This is a great thought to remember this Christmas season.

It’s so easy to get caught up with running from place to place and buying thing after thing.

Sometimes we move so fast we don’t give ourselves a chance to be affected by the laughter and good humour of others.

There are so many reasons to smile and laugh, but we have to notice them.

We have to slow down enough to catch them from others.

This week is one of those weeks that is easy to let slip by without having letting a little joy in.

Make yourself laugh this week.

Watch that favorite Christmas movie.

Share a drink with someone.

Email a joke to a friend.

Do something to make yourself and others laugh.

Make it a great day.

Jake

Zoey: What do you get if you cross an iPad with a Christmas tree?

Johnny: I don’t know. What?

Zoey: A pineapple!

Daily Attitude Email 12 21 15

Last week until Christmas

I sent out the story below last year and have thought of it often over the last year.

I hope we can all remember the last line this holiday season – Santa was alive and well, and we were on his team!

Merry Christmas.

Jake

My grandma taught me everything about Christmas. I was just a kid. I remember tearing across town on my bike to visit her on the day my big sister dropped the bomb: "There is no Santa Claus," jeered my sister. "Even dummies know that!"

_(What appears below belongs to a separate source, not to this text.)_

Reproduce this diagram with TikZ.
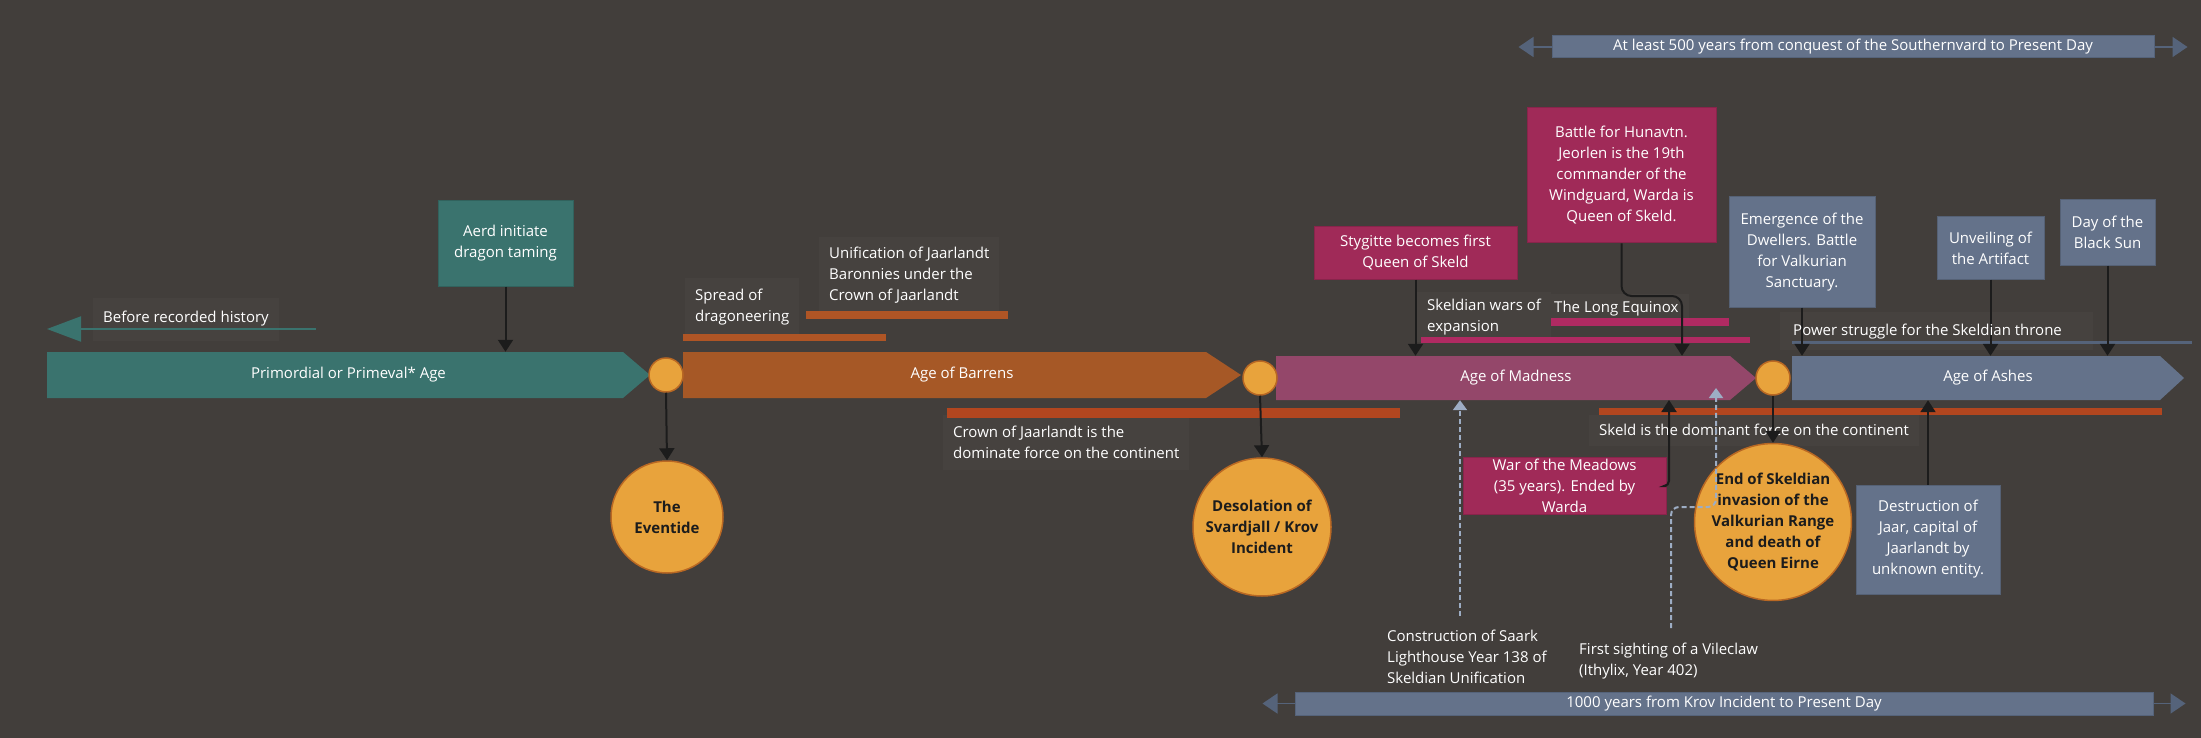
\documentclass[tikz,border=0pt]{standalone}
\usepackage{fontspec}
\setmainfont{Open Sans}
\usetikzlibrary{arrows.meta}

\definecolor{bgcol}{HTML}{423E3B}
\definecolor{notecol}{HTML}{46423F}
\definecolor{tealcol}{HTML}{3A736E}
\definecolor{barrenscol}{HTML}{A65826}
\definecolor{madcol}{HTML}{94476A}
\definecolor{ashcol}{HTML}{64728A}
\definecolor{ashedge}{HTML}{55637A}
\definecolor{magcol}{HTML}{A02A58}
\definecolor{magbar}{HTML}{B02A62}
\definecolor{orangebar}{HTML}{AF5525}
\definecolor{redbar}{HTML}{B2461F}
\definecolor{ambercol}{HTML}{E8A33C}
\definecolor{amberedge}{HTML}{B96823}
\definecolor{inkcol}{HTML}{1C1C1C}
\definecolor{dashcol}{HTML}{9DADC4}

\tikzset{
  every node/.style={font=\fontsize{15}{21}\selectfont, text=white},
  agetext/.style={rectangle, inner sep=0},
  evbox/.style={rectangle, fill=#1, draw=#1!85!black, line width=1, align=center, inner sep=0},
  dot/.style={circle, fill=ambercol, draw=amberedge, line width=1.5, minimum size=34, inner sep=0},
  bigdot/.style={circle, fill=ambercol, draw=amberedge, line width=1.5, inner sep=0,
    text=inkcol, font=\fontsize{15}{21}\selectfont\bfseries, align=center},
  note/.style={fill=notecol, inner xsep=10, inner ysep=5, align=left, anchor=west},
  plainnote/.style={inner xsep=10, inner ysep=5, align=left, anchor=west},
  conn/.style={draw=inkcol, line width=2, -{Triangle[length=12pt,width=15pt]}},
  dashconn/.style={draw=dashcol, line width=2, dash pattern=on 5pt off 3pt,
    -{Triangle[length=10pt,width=14pt]}},
  pastarrow/.style={draw=tealcol, line width=2, -{Triangle[length=34pt,width=25pt]}},
  spanbar/.style={rectangle, fill=ashcol, draw=ashedge, line width=1, inner sep=0, minimum height=22},
  spantip/.style={draw=ashedge, line width=1.5, -{Triangle[length=15pt,width=20pt]}},
}

\begin{document}
\begin{tikzpicture}[x=1pt,y=-1pt]
  \useasboundingbox (0,0) rectangle (2201,738);
  \fill[bgcol] (0,0) rectangle (2201,738);

  \node[note, minimum height=43] (before) at (93,319) {Before recorded history};
  \node[note, minimum height=58] (spread) at (685,307) {Spread of\\dragoneering};
  \node[note, minimum height=76] (unification) at (819,275) {Unification of Jaarlandt\\Baronnies under the\\Crown of Jaarlandt};
  \node[note, minimum height=55] (crown) at (943,442) {Crown of Jaarlandt is the\\dominate force on the continent};
  \node[note, minimum height=50] (wars) at (1417,317) {Skeldian wars of\\expansion};
  \node[note, minimum height=30] (equinox) at (1544,309) {The Long Equinox};
  \fill[notecol] (1780,312) rectangle (2093,350);
  \node[note, minimum height=31] (skeld) at (1589,430) {Skeld is the dominant force on the continent};
  \node[plainnote] (construction) at (1377,657) {Construction of Saark\\Lighthouse Year 138 of\\Skeldian Unification};
  \node[plainnote] (sighting) at (1569,661) {First sighting of a Vileclaw\\(Ithylix, Year 402)};

  \fill[orangebar] (683,334) rectangle (886,341);
  \fill[orangebar] (806,311) rectangle (1008,319);
  \fill[redbar] (947,408) rectangle (1400,418);
  \fill[magbar] (1421,337) rectangle (1750,343);
  \fill[magbar] (1551,318) rectangle (1729,326);
  \fill[ashedge] (1792,341) rectangle (2192,344);
  \fill[redbar] (1599,408) rectangle (2162,415);

  \coordinate (pastfrom) at (316,329);
  \coordinate (pastto) at (47,329);
  \draw[pastarrow] (pastfrom) -- (pastto);

  \fill[tealcol] (47,352) -- (623,352) -- (650,375) -- (623,398) -- (47,398) -- cycle;
  \fill[barrenscol] (683,352) -- (1206,352) -- (1241,375) -- (1206,398) -- (683,398) -- cycle;
  \fill[madcol] (1276,356) -- (1730,356) -- (1756,378) -- (1730,400) -- (1276,400) -- cycle;
  \fill[ashcol] (1792,356) -- (2160,356) -- (2184,378) -- (2160,400) -- (1792,400) -- cycle;
  \node[agetext, minimum width=603, minimum height=46] (primordial) at (348.5,375) {Primordial or Primeval* Age};
  \node[agetext, minimum width=558, minimum height=46] (barrens) at (962,375) {Age of Barrens};
  \node[agetext, minimum width=480, minimum height=44] (madness) at (1516,378) {Age of Madness};
  \node[agetext, minimum width=392, minimum height=44] (ashes) at (1988,378) {Age of Ashes};

  \node[evbox=tealcol, minimum width=135, minimum height=85] (aerd) at (505.5,243.5) {Aerd initiate\\dragon taming};
  \node[evbox=magcol, minimum width=203, minimum height=52] (stygitte) at (1415.5,253) {Stygitte becomes first\\Queen of Skeld};
  \node[evbox=magcol, minimum width=189, minimum height=135] (battle) at (1621.5,175.5) {Battle for Hunavtn.\\Jeorlen is the 19th\\commander of the\\Windguard, Warda is\\Queen of Skeld.};
  \node[evbox=magcol, minimum width=203, minimum height=57] (war) at (1564.5,486) {War of the Meadows\\(35 years). Ended by\\Warda};
  \node[evbox=ashcol, minimum width=146, minimum height=110] (emergence) at (1802,252) {Emergence of the\\Dwellers. Battle\\for Valkurian\\Sanctuary.};
  \node[evbox=ashcol, minimum width=107, minimum height=62] (unveiling) at (1990.5,248) {Unveiling of\\the Artifact};
  \node[evbox=ashcol, minimum width=95, minimum height=65] (blacksun) at (2107.5,232.5) {Day of the\\Black Sun};
  \node[evbox=ashcol, minimum width=144, minimum height=109] (destruction) at (1928,539.5) {Destruction of\\Jaar, capital of\\Jaarlandt by\\unknown entity.};

  \node[dot] (c1) at (666,375) {};
  \node[dot] (c2) at (1260,378) {};
  \node[dot] (c3) at (1773,378) {};
  \node[bigdot, minimum size=112] (eventide) at (667,517) {The\\Eventide};
  \node[bigdot, minimum size=138] (desolation) at (1262,527) {Desolation of\\Svardjall / Krov\\Incident};
  \node[bigdot, minimum size=148] (endsk) at (1773,522) {End of Skeldian\\invasion of the\\Valkurian Range\\and death of\\Queen Eirne};

  \coordinate (battleknee) at (1682,296);
  \coordinate (warup) at (1669,400);
  \coordinate (constrfrom) at (1460,616);
  \coordinate (sightfrom) at (1671,628);
  \coordinate (sightknee) at (1716,507);
  \coordinate (sightto) at (1716,388);

  \draw[conn] (aerd.south) -- (aerd.south |- primordial.north);
  \draw[conn] (c1.south) -- (eventide.north);
  \draw[conn] (c2.south) -- (desolation.north);
  \draw[conn] (stygitte.south) -- (stygitte.south |- madness.north);
  \draw[conn, rounded corners=10] (battle.south) |- (battleknee) -- (battleknee |- madness.north);
  \draw[conn, rounded corners=5] (war.east) -| (warup);
  \draw[conn] (c3.south) -- (endsk.north);
  \draw[conn] (emergence.south) -- (emergence.south |- ashes.north);
  \draw[conn] (unveiling.south) -- (unveiling.south |- ashes.north);
  \draw[conn] (blacksun.south) -- (blacksun.south |- ashes.north);
  \draw[conn] (destruction.north) -- (destruction.north |- ashes.south);

  \node[plainnote] (power) at (1783,332) {Power struggle for the Skeldian throne};

  \draw[dashconn] (constrfrom) -- (constrfrom |- madness.south);
  \draw[dashconn, rounded corners=8] (sightfrom) |- (sightknee) -- (sightto);

  \node[spanbar, minimum width=602] (topspan) at (1853,47) {At least 500 years from conquest of the Southernvard to Present Day};
  \draw[spantip] (topspan.west) -- ++(-33,0);
  \draw[spantip] (topspan.east) -- ++(33,0);
  \node[spanbar, minimum width=858, minimum height=23] (botspan) at (1724,703.5) {1000 years from Krov Incident to Present Day};
  \draw[spantip] (botspan.west) -- ++(-32,0);
  \draw[spantip] (botspan.east) -- ++(32,0);
\end{tikzpicture}
\end{document}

My grandma was not the gushy kind, never had been. I fled to her that day because I knew she would be straight with me. I knew Grandma always told the truth, and I knew that the truth always went down a whole lot easier when swallowed with one of her world-famous cinnamon buns.

Grandma was home, and the buns were still warm. Between bites, I told her everything. She was ready for me.

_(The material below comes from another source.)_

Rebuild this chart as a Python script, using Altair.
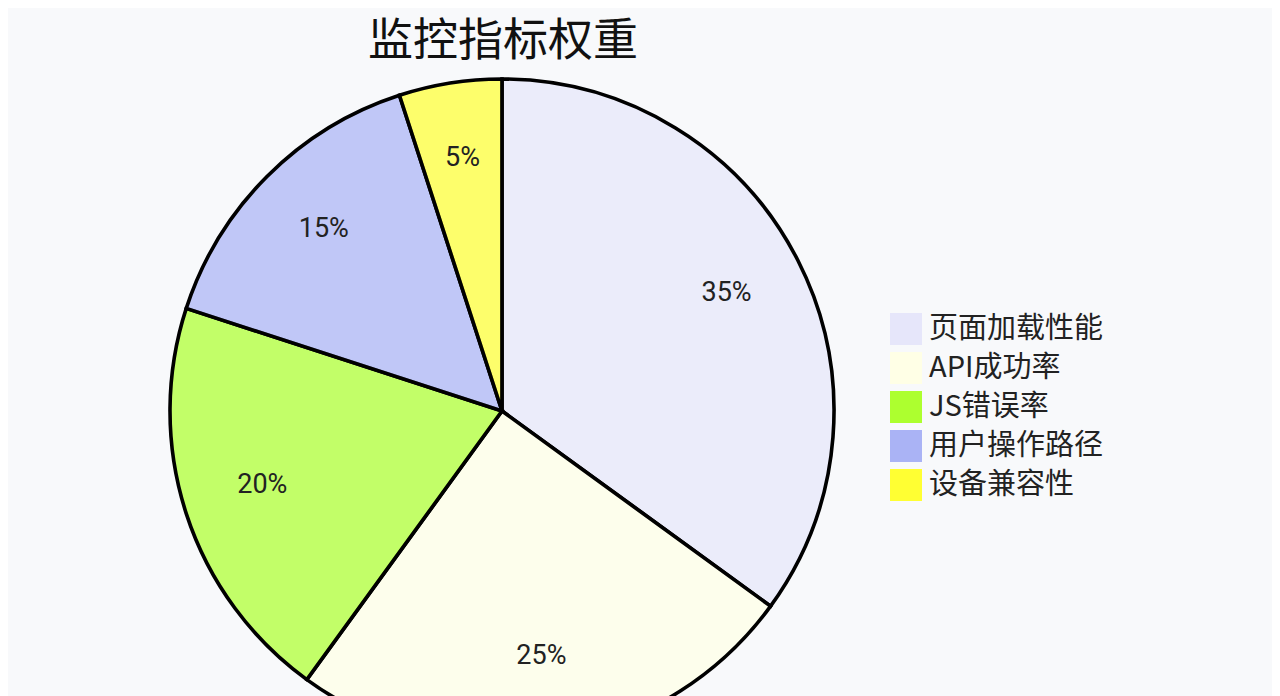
import altair as alt
import pandas as pd

categories = ["页面加载性能", "API成功率", "JS错误率", "用户操作路径", "设备兼容性"]
values = [35, 25, 20, 15, 5]
labels = ["35%", "25%", "20%", "15%", "5%"]
colors = ["#E6E6FA", "#FFFFE6", "#ADFF2F", "#AAB3F5", "#FFFF33"]
title_text = "监控指标权重"

df = pd.DataFrame({
    "category": categories,
    "value": values,
    "label": labels,
    "idx": list(range(len(categories))),
})

CX, CY, R = 494, 403, 332

base = alt.Chart(df).encode(
    theta=alt.Theta("value:Q", stack=True),
    order=alt.Order("idx:Q"),
)

arc = base.mark_arc(
    radius=R, stroke="black", strokeWidth=3.6, fillOpacity=0.72, clip=True
).encode(
    x=alt.value(CX),
    y=alt.value(CY),
    color=alt.Color(
        "category:N",
        scale=alt.Scale(domain=categories, range=colors),
        sort=categories,
        legend=alt.Legend(
            title=None,
            orient="none",
            legendX=882,
            legendY=305,
            symbolType="square",
            symbolSize=1024,
            symbolStrokeWidth=0,
            symbolOpacity=1,
            labelFontSize=29,
            labelFont="Noto Sans CJK SC",
            labelColor="#222222",
            labelOffset=7,
            labelLimit=400,
            rowPadding=7,
        ),
    ),
)

text = base.mark_text(
    radius=252, dy=-4, fontSize=27, font="Roboto, sans-serif",
    color="#222222"
).encode(
    x=alt.value(CX),
    y=alt.value(CY),
    text="label:N",
)

title = alt.Chart(pd.DataFrame({"t": [title_text]})).mark_text(
    fontSize=45, font="Noto Sans CJK SC", color="#111111"
).encode(
    x=alt.value(495),
    y=alt.value(34),
    text="t:N",
)

chart = alt.layer(arc, text, title).properties(
    width=1264,
    height=688,
    padding=0,
    autosize=alt.AutoSizeParams(type="none"),
    background="#f8f9fb",
).configure_view(stroke=None)

chart.save("out.html", embed_options={"renderer": "svg", "actions": False})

"No Santa Claus!" she snorted. "Ridiculous! Don’t believe it. That rumor has been going around for years, and it makes me mad, plain mad. Now, put on your coat, and let’s go."

"Go? Go where, Grandma?" I asked. I hadn’t even finished my second cinnamon bun.

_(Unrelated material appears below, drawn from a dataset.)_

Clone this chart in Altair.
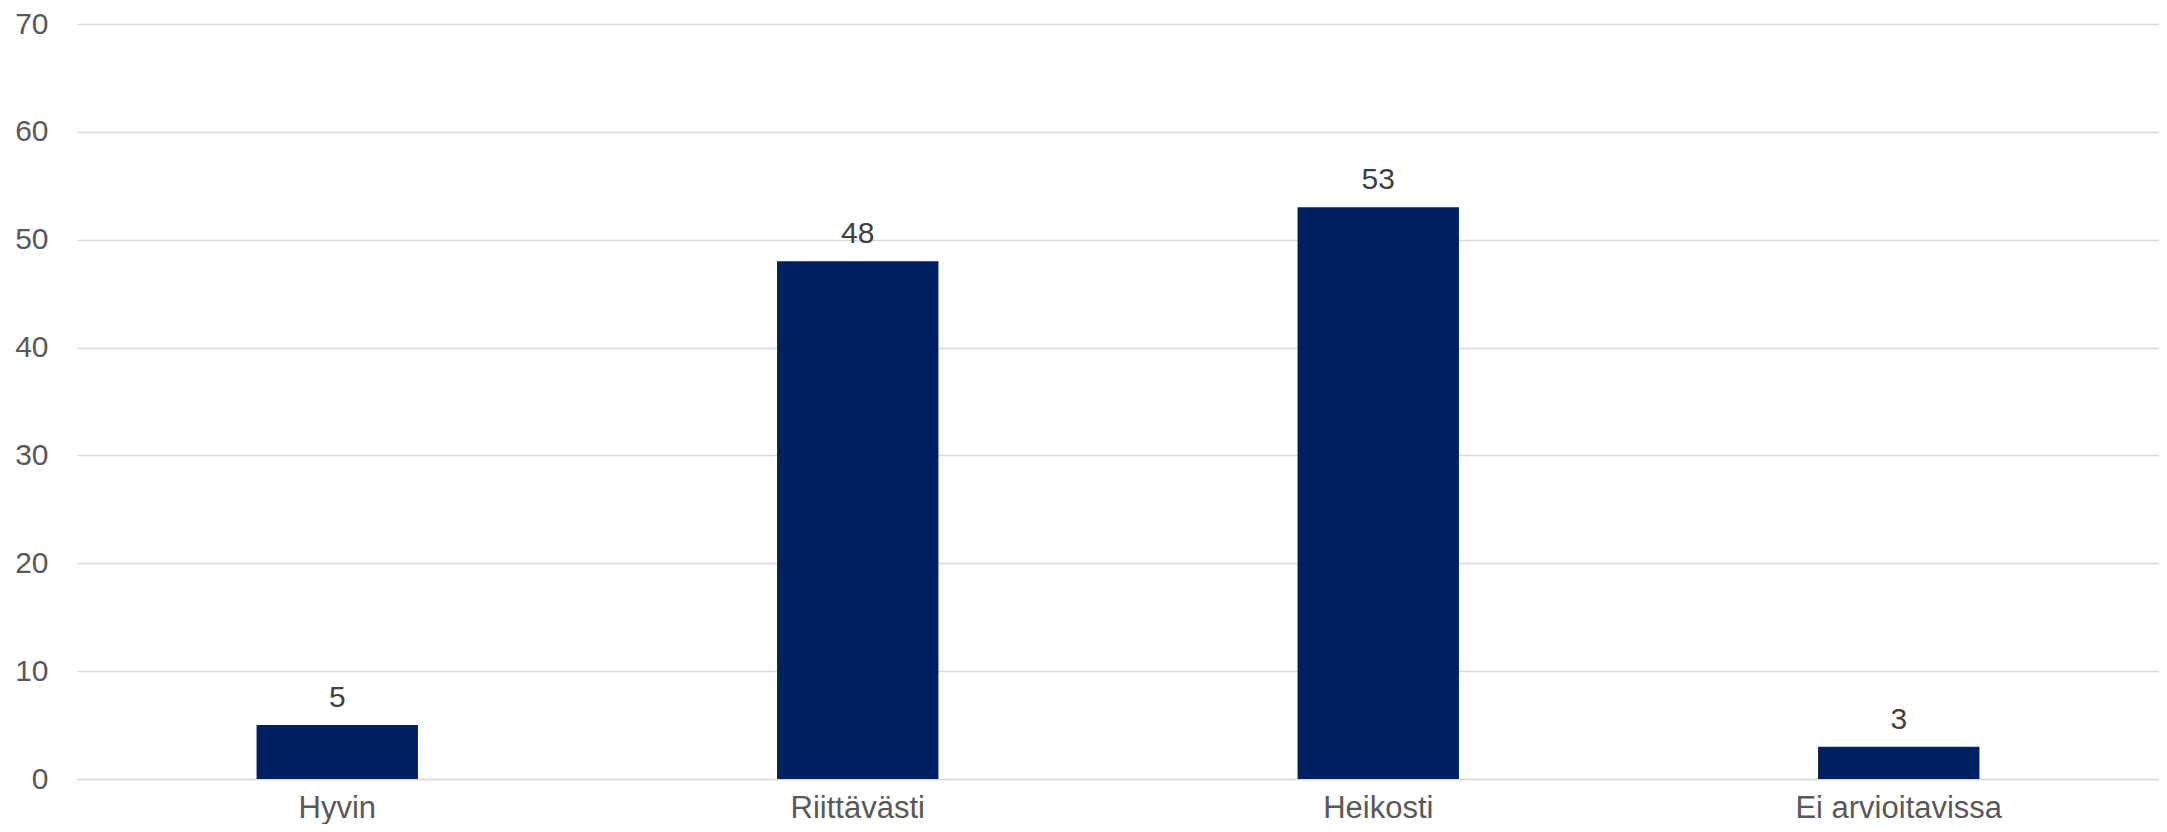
import altair as alt
import pandas as pd

categories = ["Hyvin", "Riittävästi", "Heikosti", "Ei arvioitavissa"]
values = [5, 48, 53, 3]

df = pd.DataFrame({"cat": categories, "val": values})

FONT = "Liberation Sans"

x = alt.X("cat:N", sort=categories, title=None,
          scale=alt.Scale(paddingInner=0.69, paddingOuter=0.345),
          axis=alt.Axis(labelAngle=0, labelFontSize=31, labelColor="#595959",
                        labelFont=FONT, ticks=False, labelPadding=14, labelLimit=1000,
                        domainColor="#d9d9d9", domainWidth=1.5, grid=False))
y = alt.Y("val:Q", title=None,
          scale=alt.Scale(domain=[0, 70], nice=False),
          axis=alt.Axis(values=[0, 10, 20, 30, 40, 50, 60, 70], labelFontSize=30,
                        labelColor="#595959", labelFont=FONT, ticks=False,
                        labelPadding=29, domain=False, gridColor="#d9d9d9",
                        gridWidth=1.5))

bars = alt.Chart(df).mark_bar(color="#00205F").encode(x=x, y=y)
labels = alt.Chart(df).mark_text(fontSize=30, font=FONT, color="#404040",
                                 baseline="alphabetic", dy=-18).encode(
    x=alt.X("cat:N", sort=categories), y="val:Q", text="val:Q")

chart = (bars + labels).properties(
    width=2082, height=755,
    background="white",
    autosize=alt.AutoSizeParams(type="none"),
    padding={"left": 69, "top": 16, "right": 0, "bottom": 45},
).configure_view(strokeWidth=0, stroke="transparent")

chart.save("out.html", embed_options={"renderer": "svg", "actions": False})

"Where" turned out to be Kerby’s General Store, the one store in town that had a little bit of just about everything. As we walked through its doors, Grandma handed me ten dollars. That was a bundle in those days.

"Take this money," she said, "and buy something for someone who needs it. I’ll wait for you in the car." Then she turned and walked out of Kerby’s.

I was only eight years old. I’d often gone shopping with my mother, but never had I shopped for anything all by myself. The store seemed big and crowded, full of people scrambling to finish their Christmas shopping. For a few moments I just stood there, confused, clutching that ten-dollar bill, wondering what to buy, and who on earth to buy it for. I thought of everybody I knew: my family, my friends, my neighbors, the kids at school, the people who went to my church.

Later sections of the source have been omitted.